Let’s celebrate! Today is all about recognizing the incredible potential of youth around the world—it’s International Youth Day! What a fantastic day to be young!

But being young isn’t all sunshine and rainbows, is it? Today is not only a day for celebration but also for reflection. International Youth Day highlights the importance of addressing the challenges that come with being an adolescent and navigating our early twenties. Let’s be honest, being a teen is one of the most beautiful yet chaotic stages of our lives. We undergo so much change and growth during these years!

The interests we had at 14 often shaded, close friends may become mere acquaintances, and the pressure to portray perfection on social media can feel overwhelming. Not to mention, who decided we should choose a major at 18 when we’re still figuring out who we are? That’s something I’d like to question!

As you can imagine—and probably have experienced—, these are just some of the hurdles we face. Many other serious issues can also arise. For instance, mental health struggles like anxiety and depression are common, often worsened by academic pressures and social expectations. Among the various challenges faced, however, there are two that I particularly want to address because of their impact on several other areas of our lives: self-acceptance and comparison. I know these are struggles that don’t just fade away after our teenage years—they are issues we deal with throughout our lives. This is precisely why it’s important to address some ways in which we can deal with them. Here, I will share with you what has worked for me.

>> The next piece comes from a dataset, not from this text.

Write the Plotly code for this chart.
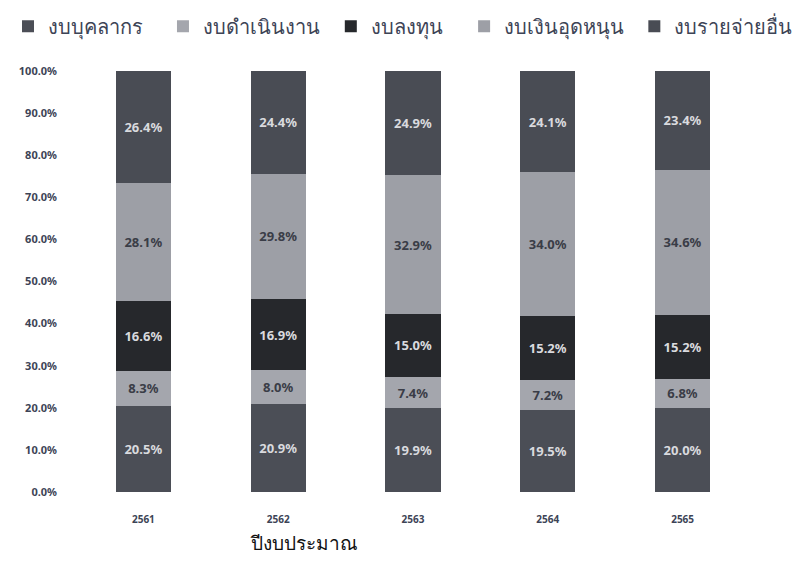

As if self-acceptance wasn’t already hard to conquer, these modern and technological times have made it even harder to do so. In today’s world, social media makes it all too easy to fall into the trap of comparison. We’re constantly seeing curated versions of other people’s lives, which makes it harder to accept ourselves fully with all the good and “bad” aspects.

It’s quite easy to feel like we don’t measure up, especially when everyone else seems to be living perfect lives. For teenagers, the issue could be found on Instagram; for those in their early twenties, even LinkedIn can become a pressure point. So, what can we do about this?

First, let’s remember what we already know in theory: social media presents a polished version of people, not the full picture. Everybody has their own struggles and imperfections, even if they’re not visible online. Who wants to post themselves crying at the library at 3 a.m.? Nobody. Oh, but the academic honor roll list is posted, for sure. But that’s okay! We’re not obligated to show our vulnerability on social media. However, we should recognize that others aren’t being 100% sincere either.

A quite helpful tip that’s worked wonders for me is to try replacing the habit of checking social media with a different habit. Sounds easy in theory, right? Well, we cannot just cut a habit, but we can surely replace it with a healthier one (consider reading the book Atomic Habits, it’s awesome!). Instead of scrolling through Instagram reels, engage in activities that make you feel good about yourself and help build your self-worth from within. For me, this involves listening to “aesthetic” playlists while writing or biking. What do you enjoy doing? Do more of that!

Secondly, practice self-compassion. As cliché as it may sound, recognizing that it’s okay to have flaws and make mistakes is very helpful. Instead of thinking ‘Why don’t I have that skill?’, try reframing it as ‘How can I improve my own skills to achieve something similar?’ This is about turning feelings of envy into admiration and motivation! And it feels quite good to embrace such positivity!

Finally, remember that self-acceptance is a journey, not a destination. As I mentioned before, self-acceptance struggles may persist even in adulthood, and it takes time and effort to build a positive self-image. I am still working on these challenges, but emotionally, I am not where I used to be at 14. Be patient with yourself! Your value isn’t determined by likes, followers, your CV, or external validation—it’s defined by who you are and how you see yourself.

As we celebrate (and reflect on) International Youth Day, let’s not only recognize the incredible potential of young people, but also commit to supporting each other in overcoming the challenges we face. Don’t ever be afraid to ask for help, and don’t hesitate to offer help to others!

You are great, and you are doing more than fine. Happy International Youth Day —you deserve all the good in life!